🤖 AI Summary
Existing robot Mixture-of-Experts (MoE) approaches rely on monolithic architectures and require end-to-end training of internal routing mechanisms, lacking decoupling between experts and routers and hindering plug-and-play deployment. This paper proposes MoIRA—a modular, architecture-agnostic MoE framework—where an external, text-driven router orchestrates multiple pre-trained vision-language-action experts (e.g., gr00t-N1, $π_0$) for task-adaptive decision-making. Its core innovation is a zero-shot routing mechanism supporting both embedding similarity matching and LLM-based reasoning—without additional training—combined with LoRA fine-tuning and instruction-guided expert selection to ensure low overhead and dynamic expert allocation.

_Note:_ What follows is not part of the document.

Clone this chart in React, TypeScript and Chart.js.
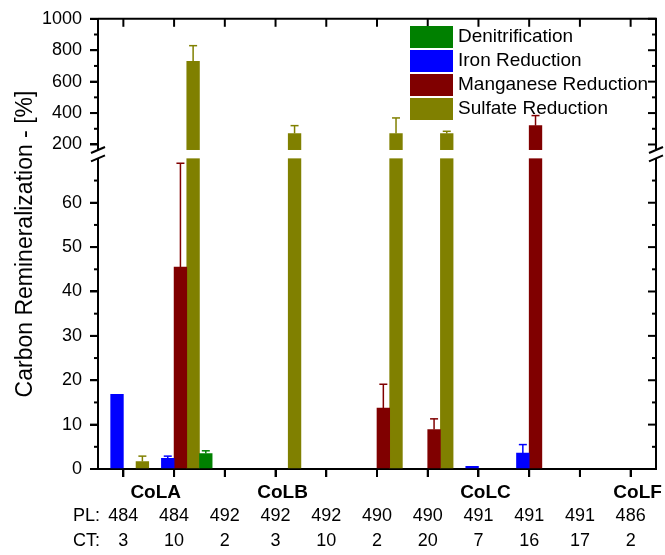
import React, { useEffect, useRef } from 'react'
import { Chart, registerables, LinearScale } from 'chart.js'

Chart.register(...registerables)

// x categories: piston (PL) and core section (CT)
const plNumbers = ['484', '484', '492', '492', '492', '490', '490', '491', '491', '491', '486']
const ctNumbers = ['3', '10', '2', '3', '10', '2', '20', '7', '16', '17', '2']
const colonies = [
  { name: 'CoLA', first: 0, last: 1 },
  { name: 'CoLB', first: 2, last: 4 },
  { name: 'CoLC', first: 5, last: 9 },
  { name: 'CoLF', first: 10, last: 10 }
]

const seriesNames = ['Denitrification', 'Iron Reduction', 'Manganese Reduction', 'Sulfate Reduction']
const seriesColors = ['#008000', '#0000ff', '#800000', '#808000']

const denitrification = [null, null, 3.5, null, null, null, null, null, null, null, null]
const denitrificationErr = [null, null, 0.6, null, null, null, null, null, null, null, null]
const ironReduction = [16.8, 2.4, null, null, null, null, null, 0.6, 3.6, null, null]
const ironReductionErr = [null, 0.5, null, null, null, null, null, null, 1.9, null, null]
const manganeseReduction = [null, 45.5, null, null, null, 13.7, 8.9, null, 320, null, null]
const manganeseReductionErr = [null, 23.4, null, null, null, 5.4, 2.4, null, 64, null, null]
const sulfateReduction = [1.7, 729, null, 270, null, 270, 270, null, null, null, null]
const sulfateReductionErr = [1.2, 100, null, 50, null, 99, 14, null, null, null, null]

const seriesValues = [denitrification, ironReduction, manganeseReduction, sulfateReduction]
const seriesErrors = [denitrificationErr, ironReductionErr, manganeseReductionErr, sulfateReductionErr]

// broken y axis
const lowerTicks = [0, 10, 20, 30, 40, 50, 60]
const upperTicks = [200, 400, 600, 800, 1000]
const lowerMinor = [5, 15, 25, 35, 45, 55, 65]
const upperMinor = [300, 500, 700, 900]
const LOW_MAX = 70
const HIGH_MIN = 165
const TOP = 1000
const LOW_FRAC = 0.69
const GAP_FRAC = 0.0186

const FONT = "'Liberation Sans', Arial, sans-serif"

function toDecimal(v: number) {
  if (v <= LOW_MAX) return (v / LOW_MAX) * LOW_FRAC
  if (v >= HIGH_MIN) return LOW_FRAC + GAP_FRAC + ((v - HIGH_MIN) / (TOP - HIGH_MIN)) * (1 - LOW_FRAC - GAP_FRAC)
  return LOW_FRAC + ((v - LOW_MAX) / (HIGH_MIN - LOW_MAX)) * GAP_FRAC
}

function fromDecimal(d: number) {
  if (d <= LOW_FRAC) return (d / LOW_FRAC) * LOW_MAX
  if (d >= LOW_FRAC + GAP_FRAC) return HIGH_MIN + ((d - LOW_FRAC - GAP_FRAC) / (1 - LOW_FRAC - GAP_FRAC)) * (TOP - HIGH_MIN)
  return LOW_MAX + ((d - LOW_FRAC) / GAP_FRAC) * (HIGH_MIN - LOW_MAX)
}

class BrokenLinearScale extends LinearScale {
  static id = 'brokenLinear'
  buildTicks() {
    return [...lowerTicks, ...upperTicks].map(value => ({ value }))
  }
  getPixelForValue(value: number) {
    if (value === null || value === undefined) return NaN
    return this.getPixelForDecimal(toDecimal(value))
  }
  getValueForPixel(pixel: number) {
    return fromDecimal(this.getDecimalForPixel(pixel))
  }
}
Chart.register(BrokenLinearScale)

const line = (ctx: CanvasRenderingContext2D, x1: number, y1: number, x2: number, y2: number) => {
  ctx.beginPath()
  ctx.moveTo(x1, y1)
  ctx.lineTo(x2, y2)
  ctx.stroke()
}

const decorPlugin = {
  id: 'decor',
  afterDatasetsDraw(chart: any) {
    const ctx = chart.ctx
    const y = chart.scales.y
    ctx.save()
    seriesValues.forEach((vals, i) => {
      const meta = chart.getDatasetMeta(i)
      ctx.strokeStyle = seriesColors[i]
      ctx.lineWidth = 1.5
      vals.forEach((v, j) => {
        const err = seriesErrors[i][j]
        if (v === null || err === null) return
        const bar = meta.data[j]
        const yTop = y.getPixelForValue(v + err)
        line(ctx, bar.x, bar.y, bar.x, yTop)
        line(ctx, bar.x - 4, yTop, bar.x + 4, yTop)
      })
    })
    ctx.restore()
  },
  afterDraw(chart: any) {
    const ctx = chart.ctx
    const { left, right, top, bottom } = chart.chartArea
    const x = chart.scales.x
    const y = chart.scales.y
    ctx.save()
    ctx.strokeStyle = '#000'
    ctx.lineWidth = 2
    // top and right frame
    line(ctx, left, top, right + 1, top)
    line(ctx, right, top, right, bottom)
    // top ticks (inward), bottom ticks (outward)
    plNumbers.forEach((_, i) => {
      const px = x.getPixelForValue(i)
      line(ctx, px, top, px, top + 8)
      line(ctx, px, bottom, px, bottom + 8)
    })
    // major ticks: left outward, right inward
    ;[...lowerTicks, ...upperTicks].forEach(v => {
      const py = y.getPixelForValue(v)
      line(ctx, left, py, left - 8, py)
      line(ctx, right, py, right - 8, py)
    })
    // minor ticks
    ;[...lowerMinor, ...upperMinor].forEach(v => {
      const py = y.getPixelForValue(v)
      line(ctx, left, py, left - 4, py)
      line(ctx, right, py, right - 4, py)
    })
    // axis break gap
    const yA = y.getPixelForValue(HIGH_MIN)
    const yB = y.getPixelForValue(LOW_MAX)
    ctx.fillStyle = '#fff'
    ctx.fillRect(left - 3, yA, right - left + 6, yB - yA)
    ;[left, right].forEach(ax => {
      line(ctx, ax - 7, yA + 3, ax + 7, yA - 3)
      line(ctx, ax - 7, yB + 3, ax + 7, yB - 3)
    })

    // legend
    ctx.textBaseline = 'middle'
    ctx.textAlign = 'left'
    ctx.font = `19px ${FONT}`
    seriesNames.forEach((name, i) => {
      const ry = 26 + i * 24
      ctx.fillStyle = seriesColors[i]
      ctx.fillRect(410, ry, 43, 22)
      ctx.fillStyle = '#000'
      ctx.fillText(name, 458, ry + 11)
    })

    // category labels
    ctx.textAlign = 'center'
    ctx.fillStyle = '#000'
    ctx.font = `bold 19px ${FONT}`
    colonies.forEach(c => {
      const cx = (x.getPixelForValue(c.first) + x.getPixelForValue(c.last)) / 2 + 7
      ctx.fillText(c.name, cx, 493)
    })
    ctx.font = `18px ${FONT}`
    plNumbers.forEach((pl, i) => {
      const px = x.getPixelForValue(i)
      ctx.fillText(pl, px, 516)
      ctx.fillText(ctNumbers[i], px, 541)
    })
    ctx.textAlign = 'right'
    ctx.fillText('PL:', 100, 516)
    ctx.fillText('CT:', 100, 541)

    // y title
    ctx.translate(26, 244)
    ctx.rotate(-Math.PI / 2)
    ctx.textAlign = 'center'
    ctx.font = `23px ${FONT}`
    ctx.fillText('Carbon Remineralization - [%]', 0, 0)
    ctx.restore()
  }
}

const App: React.FC = () => {
  const chartRef = useRef<HTMLCanvasElement | null>(null)

  useEffect(() => {
    document.body.style.margin = '0'
    if (!chartRef.current) return
    const chart = new Chart(chartRef.current, {
      type: 'bar',
      data: {
        labels: plNumbers.map((pl, i) => `${pl}/${ctNumbers[i]}`),
        datasets: seriesNames.map((name, i) => ({
          label: name,
          data: seriesValues[i],
          backgroundColor: seriesColors[i],
          borderWidth: 0,
          barPercentage: 1,
          categoryPercentage: 1
        }))
      },
      options: {
        responsive: false,
        animation: false,
        events: [],
        layout: { padding: { top: 17, right: 9, left: 0, bottom: 0 } },
        plugins: {
          legend: { display: false },
          tooltip: { enabled: false }
        },
        scales: {
          x: {
            offset: true,
            grid: {
              offset: false,
              drawOnChartArea: false,
              drawTicks: true,
              tickLength: 8,
              color: '#000',
              lineWidth: 2
            },
            border: { display: true, color: '#000', width: 2 },
            ticks: { display: false },
            afterFit: (s: any) => {
              s.height = 86
            }
          },
          y: {
            type: 'brokenLinear' as any,
            min: 0,
            max: TOP,
            grid: { drawOnChartArea: false, tickLength: 8, color: '#000', lineWidth: 2 },
            border: { display: true, color: '#000', width: 2 },
            ticks: {
              autoSkip: false,
              padding: 8,
              color: '#000',
              font: { family: FONT, size: 18 },
              callback: (v: any) => String(v)
            },
            afterFit: (s: any) => {
              s.width = 98
            }
          }
        }
      },
      plugins: [decorPlugin]
    } as any)

    return () => {
      chart.destroy()
    }
  }, [])

  return <canvas ref={chartRef} width={665} height={555} style={{ display: 'block' }} />
}

export default App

Evaluated on the GR1 humanoid robot and the LIBERO benchmark, MoIRA significantly outperforms general-purpose models, matches the performance of state-of-the-art MoE systems, and demonstrates strong robustness to instruction perturbations.
📝 Abstract
Mixture-of-Experts (MoE) approaches have recently gained traction in robotics applications due to their ability to dynamically allocate computational resources and specialize sub-networks for distinct tasks or environmental contexts, enabling more efficient decision-making. Such systems often comprise sparsely activated experts combined under a single monolithic architecture and require a well-configured internal routing mechanism, which does not allow for selective low-level expert and router customization and requires additional training. We propose MoIRA, an architecture-agnostic modular MoE framework designed to coordinate existing experts with an external text-based router. MoIRA incorporates two zero-shot routing options: embedding-based similarity and prompt-driven language model inference. In our experiments, we choose large Vision-Language-Action models, gr00t-N1 and $π_0$, as the underlying experts, and train low-rank adapters for low-overhead inference. We evaluate MoIRA on various GR1 Humanoid tasks and LIBERO Spatial and Goal benchmarks, where it consistently outperforms generalist models and competes with other MoE pipelines. Additionally, we analyse the robustness of the proposed approach to the variations of the instructions. While relying solely on textual descriptions of tasks and experts, MoIRA demonstrates the practical viability of modular deployment with precise, low-effort routing and provides an alternative, scalable foundation for future multi-expert robotic systems.